Quels risques avez-vous identifiés et comment les avez-vous surmontés ?
GD : Avec l’IA, le premier risque est selon moi l’attentisme. D’où notre approche exploratoire c’est-à-dire prudente mais dynamique pour gagner en maturité rapidement sans attendre que toutes les questions aient une réponse non équivoque. Le second risque est d’être paralysé par l’anxiété. C’est un réflexe normal et à vrai dire ces outils posent d’immenses questions éthiques, environnementales... La familiarité avec les outils apporte des réponses à ce questionnement mais elle le nourrit aussi en ce qu’elle révèle la probable transformation en profondeur des métiers. Se pose alors la question de la place de l’expertise humaine, de son périmètre, de son imbrication avec l’outil. Si l’on ne se confronte pas à ces outils, il est encore plus difficile d’en parler et l’on cache cette anxiété derrière une forme de dénigrement.
Que peut attendre une direction juridique de l’IA ?

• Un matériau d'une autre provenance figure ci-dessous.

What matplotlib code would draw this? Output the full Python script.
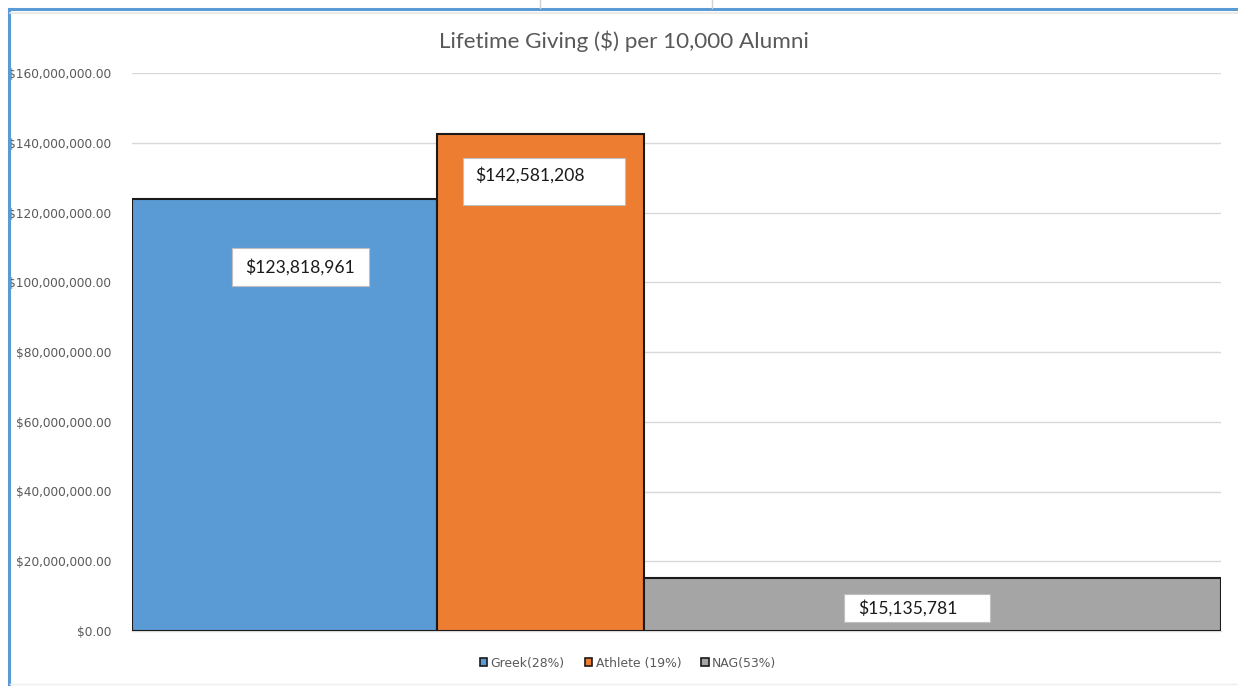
import matplotlib
matplotlib.use("Agg")
import matplotlib.pyplot as plt
from matplotlib.lines import Line2D
from matplotlib.patches import Rectangle
from matplotlib.ticker import FuncFormatter

# Data
groups = ["Greek(28%)", "Athlete (19%)", "NAG(53%)"]
shares = [28, 19, 53]                       # share of alumni, sets bar width
giving = [123818961, 142581208, 15135781]   # lifetime giving per 10,000 alumni
value_labels = ["$123,818,961", "$142,581,208", "$15,135,781"]
colors = ["#5b9bd5", "#ed7d31", "#a5a5a5"]

W, H = 1238, 686
fig = plt.figure(figsize=(W / 100, H / 100), dpi=100)
fig.patch.set_facecolor("white")

def fx(px):
    return px / W

def fy(py):
    return 1 - py / H

ax = fig.add_axes([fx(132), fy(631), fx(1221) - fx(132), fy(73) - fy(631)])

lefts = [sum(shares[:i]) for i in range(len(shares))]
bars = ax.bar(lefts, giving, width=shares, align="edge", color=colors,
              edgecolor="#1a1a1a", linewidth=1.5, zorder=3)

ax.set_xlim(0, 100)
ax.set_ylim(0, 160e6)
ax.set_yticks([i * 20e6 for i in range(9)])
ax.yaxis.set_major_formatter(FuncFormatter(lambda v, p: f"${v:,.2f}"))
ax.tick_params(axis="y", length=0, pad=15, labelsize=8.7, labelcolor="#595959")
ax.set_xticks([])
for lab in ax.get_yticklabels():
    lab.set_fontfamily("DejaVu Sans")
ax.grid(axis="y", color="#d9d9d9", linewidth=1.0, zorder=0)
for s in ["left", "right", "top"]:
    ax.spines[s].set_visible(False)
ax.spines["bottom"].set_color("#d9d9d9")
ax.spines["bottom"].set_linewidth(1.0)

fig.text(fx(624), fy(41), "Lifetime Giving ($) per 10,000 Alumni", ha="center",
         va="center", fontsize=16.2, color="#595959", family="Lato")

# Value label boxes: (box center offset from bar top center, box size, text inset) in pixels
box_specs = [
    ((16, -68), (137, 38), 13, 0),
    ((4, -47.5), (162, 47), 12, 6.5),
    ((-15, -30), (146, 28), 14, 0),
]
fig.canvas.draw()
for i, (bar, txt) in enumerate(zip(bars, value_labels)):
    (dx, dy), (bw, bh), inset, tdy = box_specs[i]
    cx, top = ax.transData.transform((bar.get_x() + bar.get_width() / 2, bar.get_height()))
    bx = cx + dx - bw / 2
    by = top + dy - bh / 2
    fig.add_artist(Rectangle((bx, by), bw, bh, transform=None, facecolor="white",
                             edgecolor="#bfbfbf", linewidth=0.8, zorder=5))
    fig.text(fx(bx + inset), (by + bh / 2 + tdy) / H, txt, ha="left", va="center",
             fontsize=12.6, color="#1a1a1a", family="Lato", zorder=6)

handles = [Rectangle((0, 0), 1, 1, facecolor=c, edgecolor="#1a1a1a", linewidth=1.2)
           for c in colors]
leg = fig.legend(handles, groups, loc="center", bbox_to_anchor=(fx(628), fy(663)),
                 ncol=3, frameon=False, fontsize=8.9, handlelength=0.6,
                 handleheight=0.6, handletextpad=0.3, columnspacing=1.6,
                 labelcolor="#595959")

# Worksheet frame around the chart
fig.add_artist(Line2D([fx(9), fx(9)], [fy(9), 0], color="#5b9bd5", linewidth=2.2))
fig.add_artist(Line2D([fx(9), 1], [fy(9), fy(9)], color="#5b9bd5", linewidth=2.2))
fig.add_artist(Line2D([fx(10), 1], [fy(13), fy(13)], color="#e6e6e6", linewidth=1.2))
fig.add_artist(Line2D([fx(10), 1], [fy(684), fy(684)], color="#eeeeee", linewidth=1.0))
for x in (540, 712):
    fig.add_artist(Line2D([fx(x), fx(x)], [1, fy(8)], color="#d0d0d0", linewidth=1.0))

fig.savefig("out.png", dpi=100)
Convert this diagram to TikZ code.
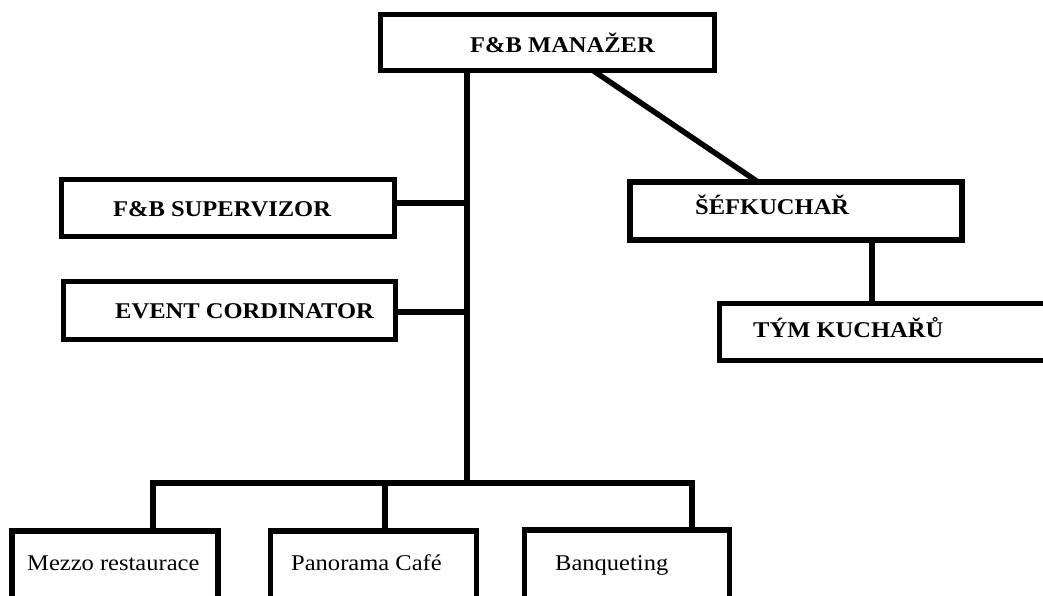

GD : À date, une forte accélération dans l’exécution de tâches répétitives ou ennuyeuses. La génération de mémos sur les contrats avec des styles et formats différents se fait ainsi très rapidement. Dans les cinq ans à venir, l’IA délivrera beaucoup plus de valeur ajoutée, notamment sur la négociation, sur l’argumentaire, via des outils accompagnant à plus haut niveau les juristes et une hybridation plus construite entre l’outil et l’humain.
Un conseil à partager?
GD : Il faut accepter d’être en posture de débutant, de découverte, collectivement et individuellement. Si tout le monde doit s’approprier l’IA, tous ne le feront pas de la même manière ni à la même vitesse. Il faut veiller à ne pas concentrer l’expertise d’explorateur sur un trop petit nombre de personnes. C’est pourquoi nous avons créé au sein de la direction juridique d’Ubisoft un club des explorateurs constitué de 12 personnes ayant accès à des outils sous licence contre trois exigences : une utilisation proactive, des feedbacks réguliers à l’équipe innovation de la direction juridique, et des relais auprès de leurs collègues.